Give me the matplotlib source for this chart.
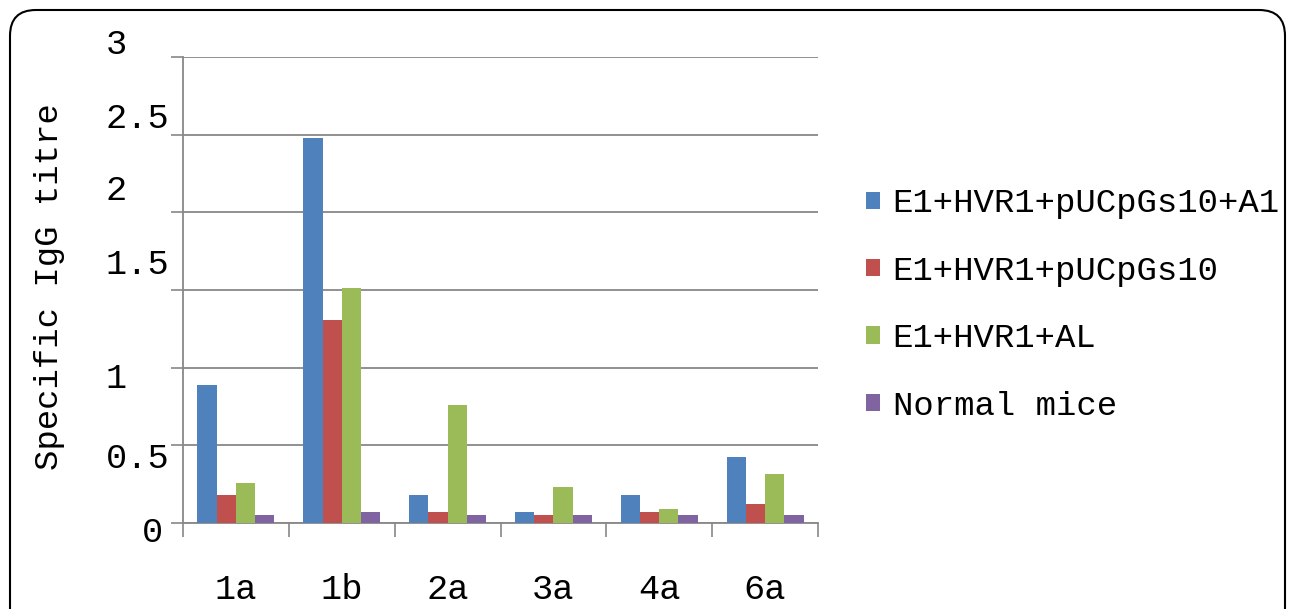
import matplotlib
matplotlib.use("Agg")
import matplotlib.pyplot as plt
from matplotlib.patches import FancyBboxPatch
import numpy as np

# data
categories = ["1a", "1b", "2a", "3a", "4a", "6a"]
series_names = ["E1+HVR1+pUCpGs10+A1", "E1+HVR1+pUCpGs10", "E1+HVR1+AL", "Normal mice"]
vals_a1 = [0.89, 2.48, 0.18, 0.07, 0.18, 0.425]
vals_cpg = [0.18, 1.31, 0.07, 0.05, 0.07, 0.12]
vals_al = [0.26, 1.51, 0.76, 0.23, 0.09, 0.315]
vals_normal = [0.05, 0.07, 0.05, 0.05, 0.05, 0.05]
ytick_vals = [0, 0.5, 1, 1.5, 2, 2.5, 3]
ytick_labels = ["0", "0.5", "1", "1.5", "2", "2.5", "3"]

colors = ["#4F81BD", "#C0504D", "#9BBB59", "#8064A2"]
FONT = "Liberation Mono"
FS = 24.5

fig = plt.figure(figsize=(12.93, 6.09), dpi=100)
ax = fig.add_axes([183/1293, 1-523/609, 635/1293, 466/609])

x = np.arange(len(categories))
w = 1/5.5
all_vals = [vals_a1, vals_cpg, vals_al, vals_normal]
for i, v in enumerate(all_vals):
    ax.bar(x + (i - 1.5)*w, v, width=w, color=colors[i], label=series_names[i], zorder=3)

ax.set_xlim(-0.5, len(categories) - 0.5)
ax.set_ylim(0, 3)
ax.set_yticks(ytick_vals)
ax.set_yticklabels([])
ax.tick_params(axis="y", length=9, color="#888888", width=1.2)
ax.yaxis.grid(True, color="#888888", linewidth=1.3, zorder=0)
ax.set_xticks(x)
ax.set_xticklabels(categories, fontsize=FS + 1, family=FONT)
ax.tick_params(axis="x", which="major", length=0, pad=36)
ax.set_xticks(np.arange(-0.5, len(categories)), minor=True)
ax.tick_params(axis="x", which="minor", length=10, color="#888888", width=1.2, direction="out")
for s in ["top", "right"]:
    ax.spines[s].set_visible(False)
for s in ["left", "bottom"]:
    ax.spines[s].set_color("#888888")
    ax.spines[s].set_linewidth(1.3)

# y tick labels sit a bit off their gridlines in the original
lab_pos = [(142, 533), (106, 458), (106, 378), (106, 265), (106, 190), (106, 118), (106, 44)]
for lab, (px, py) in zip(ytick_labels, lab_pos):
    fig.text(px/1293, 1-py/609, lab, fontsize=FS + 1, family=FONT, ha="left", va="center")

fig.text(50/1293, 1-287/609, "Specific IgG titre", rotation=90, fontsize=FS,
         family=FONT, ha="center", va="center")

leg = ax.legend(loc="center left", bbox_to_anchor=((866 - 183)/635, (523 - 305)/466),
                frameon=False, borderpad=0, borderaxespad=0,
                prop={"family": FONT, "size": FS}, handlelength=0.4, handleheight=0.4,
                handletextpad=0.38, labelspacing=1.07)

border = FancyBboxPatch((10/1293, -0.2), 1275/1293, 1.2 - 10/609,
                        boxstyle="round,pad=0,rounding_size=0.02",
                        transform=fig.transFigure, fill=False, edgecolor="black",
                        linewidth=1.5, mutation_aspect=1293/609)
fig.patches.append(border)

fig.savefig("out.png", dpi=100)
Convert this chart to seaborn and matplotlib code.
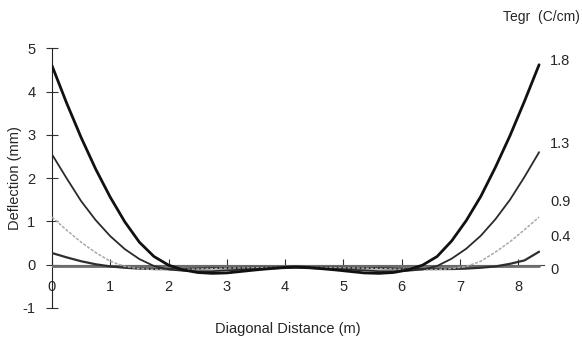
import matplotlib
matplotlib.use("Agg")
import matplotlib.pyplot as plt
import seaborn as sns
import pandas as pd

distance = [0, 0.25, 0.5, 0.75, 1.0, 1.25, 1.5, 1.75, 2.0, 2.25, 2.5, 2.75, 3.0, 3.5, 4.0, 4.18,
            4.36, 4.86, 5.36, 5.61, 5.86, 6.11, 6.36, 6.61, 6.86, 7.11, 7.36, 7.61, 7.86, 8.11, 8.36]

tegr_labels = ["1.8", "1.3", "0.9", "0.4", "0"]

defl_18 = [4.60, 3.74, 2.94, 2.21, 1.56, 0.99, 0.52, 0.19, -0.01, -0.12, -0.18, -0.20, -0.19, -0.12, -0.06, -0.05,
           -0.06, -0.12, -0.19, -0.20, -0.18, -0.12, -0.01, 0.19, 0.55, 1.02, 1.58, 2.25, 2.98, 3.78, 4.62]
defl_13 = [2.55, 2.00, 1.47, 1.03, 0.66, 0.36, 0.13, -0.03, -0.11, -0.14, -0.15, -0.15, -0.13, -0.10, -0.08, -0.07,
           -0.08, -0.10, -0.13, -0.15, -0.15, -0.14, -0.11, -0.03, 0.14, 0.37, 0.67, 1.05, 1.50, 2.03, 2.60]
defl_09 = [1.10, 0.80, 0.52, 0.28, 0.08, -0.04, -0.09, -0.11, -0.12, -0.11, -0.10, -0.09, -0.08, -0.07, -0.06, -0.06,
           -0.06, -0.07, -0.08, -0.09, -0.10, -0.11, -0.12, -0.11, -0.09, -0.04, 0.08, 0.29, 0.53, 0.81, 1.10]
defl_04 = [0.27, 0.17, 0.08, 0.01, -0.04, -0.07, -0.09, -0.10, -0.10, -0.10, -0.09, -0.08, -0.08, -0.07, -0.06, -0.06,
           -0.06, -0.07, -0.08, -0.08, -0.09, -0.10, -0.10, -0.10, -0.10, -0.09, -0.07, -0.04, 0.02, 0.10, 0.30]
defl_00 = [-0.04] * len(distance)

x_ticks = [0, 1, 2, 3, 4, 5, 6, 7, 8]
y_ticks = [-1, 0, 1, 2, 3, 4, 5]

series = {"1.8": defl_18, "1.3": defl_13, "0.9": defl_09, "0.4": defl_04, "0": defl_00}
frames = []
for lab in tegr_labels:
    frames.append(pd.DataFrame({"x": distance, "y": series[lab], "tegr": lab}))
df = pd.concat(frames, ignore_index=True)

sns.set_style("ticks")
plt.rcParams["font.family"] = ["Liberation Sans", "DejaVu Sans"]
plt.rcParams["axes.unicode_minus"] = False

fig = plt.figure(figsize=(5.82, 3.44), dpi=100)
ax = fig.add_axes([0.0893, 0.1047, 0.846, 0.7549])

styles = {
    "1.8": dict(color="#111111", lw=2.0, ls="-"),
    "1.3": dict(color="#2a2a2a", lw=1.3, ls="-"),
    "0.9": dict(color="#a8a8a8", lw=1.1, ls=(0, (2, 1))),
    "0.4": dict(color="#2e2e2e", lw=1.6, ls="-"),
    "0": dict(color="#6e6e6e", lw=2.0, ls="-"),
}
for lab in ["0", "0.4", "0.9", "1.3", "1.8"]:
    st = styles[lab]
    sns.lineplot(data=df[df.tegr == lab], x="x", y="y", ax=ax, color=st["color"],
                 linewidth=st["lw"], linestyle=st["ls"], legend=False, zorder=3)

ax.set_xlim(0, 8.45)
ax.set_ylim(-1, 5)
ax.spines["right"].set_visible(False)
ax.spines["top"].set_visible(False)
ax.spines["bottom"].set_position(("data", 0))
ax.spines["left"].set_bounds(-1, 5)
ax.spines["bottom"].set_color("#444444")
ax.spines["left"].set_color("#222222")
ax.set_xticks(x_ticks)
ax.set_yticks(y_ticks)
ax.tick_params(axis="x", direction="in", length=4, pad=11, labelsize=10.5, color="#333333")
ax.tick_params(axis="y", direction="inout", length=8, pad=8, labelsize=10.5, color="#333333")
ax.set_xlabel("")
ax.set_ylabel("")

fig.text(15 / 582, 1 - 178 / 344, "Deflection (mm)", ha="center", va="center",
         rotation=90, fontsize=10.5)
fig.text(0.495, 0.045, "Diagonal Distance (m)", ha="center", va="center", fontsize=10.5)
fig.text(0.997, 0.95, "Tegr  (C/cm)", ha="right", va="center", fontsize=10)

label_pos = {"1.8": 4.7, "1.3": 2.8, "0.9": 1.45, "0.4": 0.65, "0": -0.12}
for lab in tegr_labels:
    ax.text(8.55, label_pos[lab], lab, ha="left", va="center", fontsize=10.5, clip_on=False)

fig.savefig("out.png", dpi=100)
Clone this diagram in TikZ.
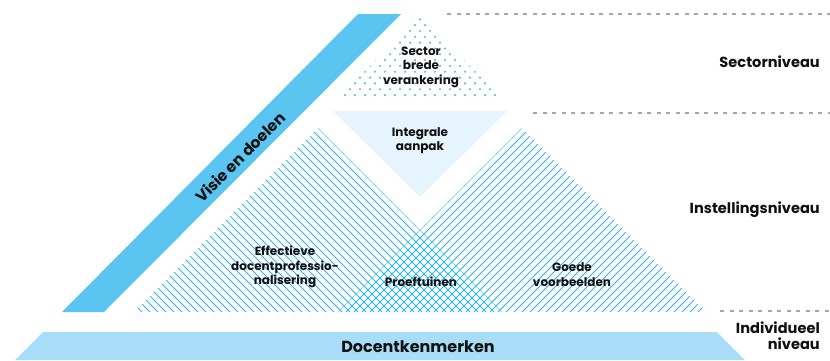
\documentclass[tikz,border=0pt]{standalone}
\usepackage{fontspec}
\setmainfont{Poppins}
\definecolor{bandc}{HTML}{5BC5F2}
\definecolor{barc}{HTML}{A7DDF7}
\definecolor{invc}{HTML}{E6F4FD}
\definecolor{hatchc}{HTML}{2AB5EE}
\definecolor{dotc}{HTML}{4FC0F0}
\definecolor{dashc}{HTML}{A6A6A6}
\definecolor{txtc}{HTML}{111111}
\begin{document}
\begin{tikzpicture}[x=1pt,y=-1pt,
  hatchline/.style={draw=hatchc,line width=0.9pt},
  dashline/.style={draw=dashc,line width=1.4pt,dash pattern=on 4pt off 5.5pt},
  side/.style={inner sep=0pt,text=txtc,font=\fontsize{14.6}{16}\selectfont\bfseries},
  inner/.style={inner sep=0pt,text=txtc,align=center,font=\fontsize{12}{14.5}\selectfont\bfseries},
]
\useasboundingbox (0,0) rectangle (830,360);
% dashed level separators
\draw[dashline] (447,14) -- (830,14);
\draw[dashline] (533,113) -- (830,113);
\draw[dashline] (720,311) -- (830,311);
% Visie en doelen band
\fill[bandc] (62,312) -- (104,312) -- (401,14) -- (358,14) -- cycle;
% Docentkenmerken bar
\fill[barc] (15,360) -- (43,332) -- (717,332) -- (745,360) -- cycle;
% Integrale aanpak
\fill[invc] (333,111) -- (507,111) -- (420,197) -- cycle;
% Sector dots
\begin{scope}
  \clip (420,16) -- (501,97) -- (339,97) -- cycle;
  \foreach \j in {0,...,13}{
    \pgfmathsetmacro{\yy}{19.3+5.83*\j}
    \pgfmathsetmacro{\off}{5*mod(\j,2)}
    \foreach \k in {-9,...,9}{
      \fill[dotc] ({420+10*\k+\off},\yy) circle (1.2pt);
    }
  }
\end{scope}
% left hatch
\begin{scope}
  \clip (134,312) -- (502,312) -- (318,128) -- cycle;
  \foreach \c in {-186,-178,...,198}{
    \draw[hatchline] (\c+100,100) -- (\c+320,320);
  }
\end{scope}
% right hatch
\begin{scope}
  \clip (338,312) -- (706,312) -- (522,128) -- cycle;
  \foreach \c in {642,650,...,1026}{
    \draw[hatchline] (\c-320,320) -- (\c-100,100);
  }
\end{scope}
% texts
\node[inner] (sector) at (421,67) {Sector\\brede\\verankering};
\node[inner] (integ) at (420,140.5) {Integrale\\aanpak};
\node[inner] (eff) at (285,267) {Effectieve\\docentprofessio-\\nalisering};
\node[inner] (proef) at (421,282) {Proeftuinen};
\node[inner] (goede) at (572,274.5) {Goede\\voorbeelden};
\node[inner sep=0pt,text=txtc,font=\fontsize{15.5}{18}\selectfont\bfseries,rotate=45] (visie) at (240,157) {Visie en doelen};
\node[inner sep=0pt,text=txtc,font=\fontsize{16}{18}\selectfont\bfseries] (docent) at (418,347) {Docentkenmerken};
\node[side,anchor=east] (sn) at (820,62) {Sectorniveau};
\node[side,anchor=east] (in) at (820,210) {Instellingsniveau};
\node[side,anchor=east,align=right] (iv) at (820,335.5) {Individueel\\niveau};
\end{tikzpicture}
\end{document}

• Written task: Check every line for "chart" and show the ones that have it.

• Full solution:
Give me the matplotlib source for this chart.
Convert this chart to seaborn and matplotlib code.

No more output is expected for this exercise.